- Decades:: 1950s; 1960s; 1970s; 1980s; 1990s;
- See also:: Other events of 1977 List of years in Afghanistan

= 1977 in Afghanistan =

The following lists events that happened during 1977 in Afghanistan.

==Incumbents==
- President: Mohammed Daoud Khan

==January 30 – February 15, 1977==
Daud Khan's position is further strengthened by the proceedings of the Grand National Assembly (loya jirga). This body of notables nominated by the provincial governors last met in 1973 to ratify the abolition of the monarchy and the birth of the republic. Its task in 1977 is to approve a new constitution, the main features of which are the vesting of wide powers in the President as Head of State, henceforward to be elected by the Grand Assembly every six years, and the reaffirmation of Islamic institutions as the core of national life. The Assembly approves the constitution on February 14, having written in several new articles and amended others.
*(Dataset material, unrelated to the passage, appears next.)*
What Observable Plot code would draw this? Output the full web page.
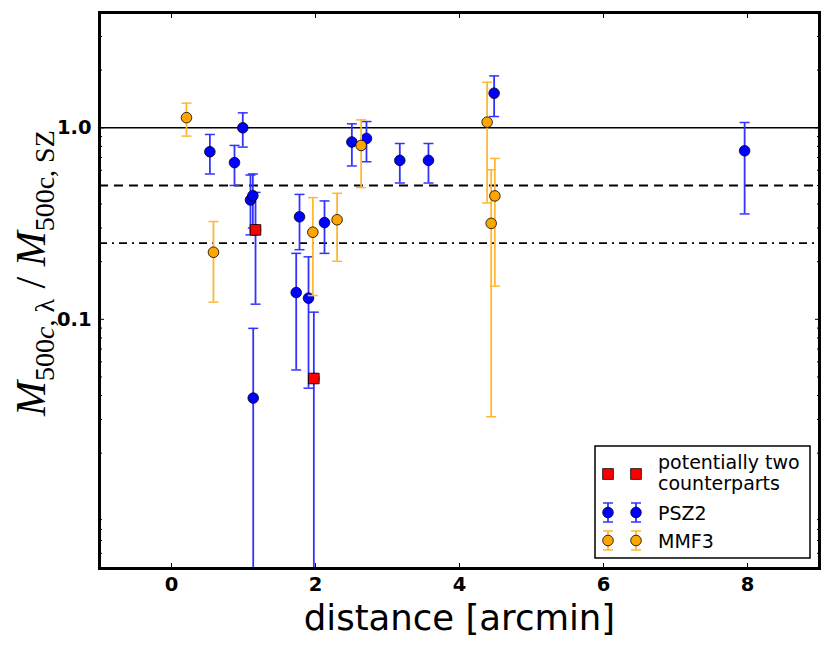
<!DOCTYPE html>
<html><head><meta charset="utf-8">
<script src="https://cdn.jsdelivr.net/npm/d3@7"></script>
<script src="https://cdn.jsdelivr.net/npm/@observablehq/plot@0.6"></script>
<style>body{margin:0;background:#fff}</style>
</head><body><div id="chart"></div>
<script>
// PSZ2 matches: distance [arcmin], mass ratio, lower / upper error-bar ends
const psz2Dist  = [0.533, 0.875, 0.99, 1.097, 1.13, 1.167, 1.135, 1.732, 1.778, 1.903, 1.977, 2.125, 2.505, 2.708, 3.171, 3.569, 4.481, 7.96];
const psz2Ratio = [0.75, 0.658, 1.0, 0.42, 0.442, 0.293, 0.0388, 0.138, 0.343, 0.129, 0.0491, 0.32, 0.843, 0.88, 0.676, 0.676, 1.516, 0.759];
const psz2Low   = [0.574, 0.50, 0.793, 0.276, 0.30, 0.12, 0.001, 0.0544, 0.231, 0.0437, 0.001, 0.221, 0.632, 0.665, 0.515, 0.515, 1.145, 0.355];
const psz2High  = [0.923, 0.809, 1.197, 0.567, 0.574, 0.46, 0.0897, 0.221, 0.449, 0.212, 0.109, 0.415, 1.049, 1.078, 0.828, 0.828, 1.866, 1.066];

// MMF3 matches
const mmf3Dist  = [0.208, 0.583, 1.963, 2.30, 2.634, 4.384, 4.491, 4.44];
const mmf3Ratio = [1.13, 0.224, 0.285, 0.331, 0.809, 1.07, 0.441, 0.317];
const mmf3Low   = [0.905, 0.123, 0.133, 0.201, 0.487, 0.405, 0.149, 0.031];
const mmf3High  = [1.345, 0.324, 0.432, 0.455, 1.10, 1.73, 0.692, 0.604];

// potentially two counterparts
const twoDist  = [1.167, 1.977];
const twoRatio = [0.293, 0.0491];

// reference levels
const refSolid = [1.0];
const refDashed = [0.5];
const refDashDot = [0.25];

// ticks
const xTicks = [0, 2, 4, 6, 8];
const yMajor = [0.1, 1];
const yMajorLabels = ["0.1", "1.0"];
const yMinor = [0.006, 0.007, 0.008, 0.009, 0.02, 0.03, 0.04, 0.05, 0.06, 0.07, 0.08, 0.09,
                0.2, 0.3, 0.4, 0.5, 0.6, 0.7, 0.8, 0.9, 2, 3];

const rows = (d, r, lo, hi) => d.map((x, i) => ({dist: x, ratio: r[i], low: lo ? lo[i] : null, high: hi ? hi[i] : null}));
const psz2 = rows(psz2Dist, psz2Ratio, psz2Low, psz2High);
const mmf3 = rows(mmf3Dist, mmf3Ratio, mmf3Low, mmf3High);
const two = rows(twoDist, twoRatio);
const yLabelRows = yMajor.map((v, i) => ({v, label: yMajorLabels[i]}));

const cap = {draw(ctx, size) { const w = Math.sqrt(size / Math.PI); ctx.moveTo(-w, 0); ctx.lineTo(w, 0); }};

const BLUE = "#0000ff", BLUE_BAR = "#3333ff", ORANGE = "#ffa500", ORANGE_BAR = "#ffb733";

function errMarks(data, fill, barColor) {
  return [
    Plot.ruleX(data, {x: "dist", y1: "low", y2: "high", stroke: barColor, strokeWidth: 1.8, clip: true}),
    Plot.dot(data, {x: "dist", y: "low", symbol: cap, r: 5, fill: "none", stroke: barColor, strokeWidth: 1.5, clip: true}),
    Plot.dot(data, {x: "dist", y: "high", symbol: cap, r: 5, fill: "none", stroke: barColor, strokeWidth: 1.5, clip: true}),
    Plot.dot(data, {x: "dist", y: "ratio", r: 5.3, fill, stroke: "black", strokeWidth: 0.8, clip: true})
  ];
}

const chart = Plot.plot({
  width: 831, height: 648,
  marginLeft: 99, marginRight: 12, marginTop: 12, marginBottom: 80,
  x: {domain: [-1, 9], axis: null},
  y: {type: "log", domain: [0.005, 4], axis: null},
  style: {fontFamily: "DejaVu Sans", fontSize: "17px", background: "white", color: "black", overflow: "visible"},
  marks: [
    Plot.ruleY(refSolid, {stroke: "black", strokeWidth: 1.5}),
    Plot.ruleY(refDashed, {stroke: "black", strokeWidth: 2, strokeDasharray: "9,6"}),
    Plot.ruleY(refDashDot, {stroke: "black", strokeWidth: 1.8, strokeDasharray: "8,5,2,5"}),
    ...errMarks(psz2, BLUE, BLUE_BAR),
    ...errMarks(mmf3, ORANGE, ORANGE_BAR),
    Plot.dot(two, {x: "dist", y: "ratio", symbol: "square", r: 6, fill: "#ff0000", stroke: "black", strokeWidth: 0.8}),
    // tick marks (inside the frame)
    Plot.axisX({ticks: xTicks, anchor: "bottom", tickSize: -5, fill: "none", label: null, strokeWidth: 1}),
    Plot.axisX({ticks: xTicks, anchor: "top", tickSize: -5, fill: "none", label: null, strokeWidth: 1}),
    Plot.axisY({ticks: yMajor, anchor: "left", tickSize: -5, fill: "none", label: null}),
    Plot.axisY({ticks: yMajor, anchor: "right", tickSize: -5, fill: "none", label: null}),
    Plot.axisY({ticks: yMinor, anchor: "left", tickSize: -3, fill: "none", label: null}),
    Plot.axisY({ticks: yMinor, anchor: "right", tickSize: -3, fill: "none", label: null}),
    // tick labels
    Plot.text(xTicks, {x: d => d, frameAnchor: "bottom", lineAnchor: "top", dy: 9, text: d => String(d),
      fontSize: 19.5, fontWeight: "bold", fill: "black"}),
    Plot.text(yLabelRows, {y: "v", text: "label", frameAnchor: "left", textAnchor: "end", dx: -8,
      fontSize: 19.5, fontWeight: "bold", fill: "black"}),
    Plot.text(["distance [arcmin]"], {frameAnchor: "bottom", lineAnchor: "bottom", dy: 61, fontSize: 35.5, fill: "black"}),
    Plot.frame({stroke: "black", strokeWidth: 3})
  ]
});

document.getElementById("chart").appendChild(chart);

const svg = d3.select(chart);

// y-axis label with subscripts
const yl = svg.append("text")
  .attr("transform", "translate(45,416) rotate(-90)")
  .attr("text-anchor", "start")
  .attr("font-family", "Liberation Serif")
  .attr("fill", "black");
yl.append("tspan").attr("font-size", 42).attr("font-style", "italic").text("M");
yl.append("tspan").attr("font-size", 28).attr("dy", 9).text("500");
yl.append("tspan").attr("font-size", 28).attr("font-style", "italic").text("c");
yl.append("tspan").attr("font-size", 28).text(", λ");
yl.append("tspan").attr("font-size", 42).attr("dy", -9).text(" / ");
yl.append("tspan").attr("font-size", 42).attr("font-style", "italic").text("M");
yl.append("tspan").attr("font-size", 28).attr("dy", 9).text("500c, SZ");

// legend
const lg = svg.append("g").attr("font-family", "DejaVu Sans").attr("font-size", 19).attr("text-anchor", "start");
lg.append("rect").attr("x", 595).attr("y", 446).attr("width", 215).attr("height", 112)
  .attr("fill", "white").attr("stroke", "black").attr("stroke-width", 1.5);
const mx = [608, 636];
for (const x of mx) {
  lg.append("rect").attr("x", x - 5.3).attr("y", 474 - 5.3).attr("width", 10.6).attr("height", 10.6)
    .attr("fill", "#ff0000").attr("stroke", "black").attr("stroke-width", 0.8);
}
lg.append("text").attr("x", 658).attr("y", 469).text("potentially two");
lg.append("text").attr("x", 658).attr("y", 490).text("counterparts");
const entries = [{cy: 512.5, fill: BLUE, bar: BLUE_BAR, label: "PSZ2"}, {cy: 540.5, fill: ORANGE, bar: ORANGE_BAR, label: "MMF3"}];
for (const e of entries) {
  for (const x of mx) {
    lg.append("line").attr("x1", x).attr("x2", x).attr("y1", e.cy - 9.5).attr("y2", e.cy + 9.5).attr("stroke", e.bar).attr("stroke-width", 1.8);
    lg.append("line").attr("x1", x - 5).attr("x2", x + 5).attr("y1", e.cy - 9.5).attr("y2", e.cy - 9.5).attr("stroke", e.bar).attr("stroke-width", 1.5);
    lg.append("line").attr("x1", x - 5).attr("x2", x + 5).attr("y1", e.cy + 9.5).attr("y2", e.cy + 9.5).attr("stroke", e.bar).attr("stroke-width", 1.5);
    lg.append("circle").attr("cx", x).attr("cy", e.cy).attr("r", 5.3).attr("fill", e.fill).attr("stroke", "black").attr("stroke-width", 0.8);
  }
  lg.append("text").attr("x", 658).attr("y", e.cy + 7).text(e.label);
}
</script>
</body></html>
It endorses the president's policy of nonalignment in foreign affairs and the cultivation of friendship with other Islamic countries.

==March 2, 1977==
Agreement on the resumption of air communications between Afghanistan and Pakistan and India is reached, as relations continue to improve. The idea of a "Pakhtun" state is not abandoned, but support for it is less strident.

==March 18, 1977==
Daud Khan appoints a new cabinet composed of sycophants, friends, sons of friends, and even collateral members of the royal family. Daud continues to be responsible for the office of Foreign Minister but relinquishes the Defense portfolio.

==April 12–15, 1977==
Daud Khan pays an official visit to the Soviet Union. A trade treaty is signed in Moscow on April 14. Soviet leader Leonid Brezhnev criticizes Daud for allowing Western specialists into the northern provinces of Afghanistan.

==April 1977==
Waheed Abdullah, Deputy Foreign Minister, is promoted to Foreign Minister.

==July 1977==
The two major leftist organizations, the Khalq ("Masses") and Parcham parties, reunite against Daud Khan after a 10-year separation to form the People's Democratic Party of Afghanistan (PDPA) with Nur Mohammad Taraki as secretary-general. There follows a series of political assassinations, massive anti-government demonstrations, and arrests of major leftist leaders.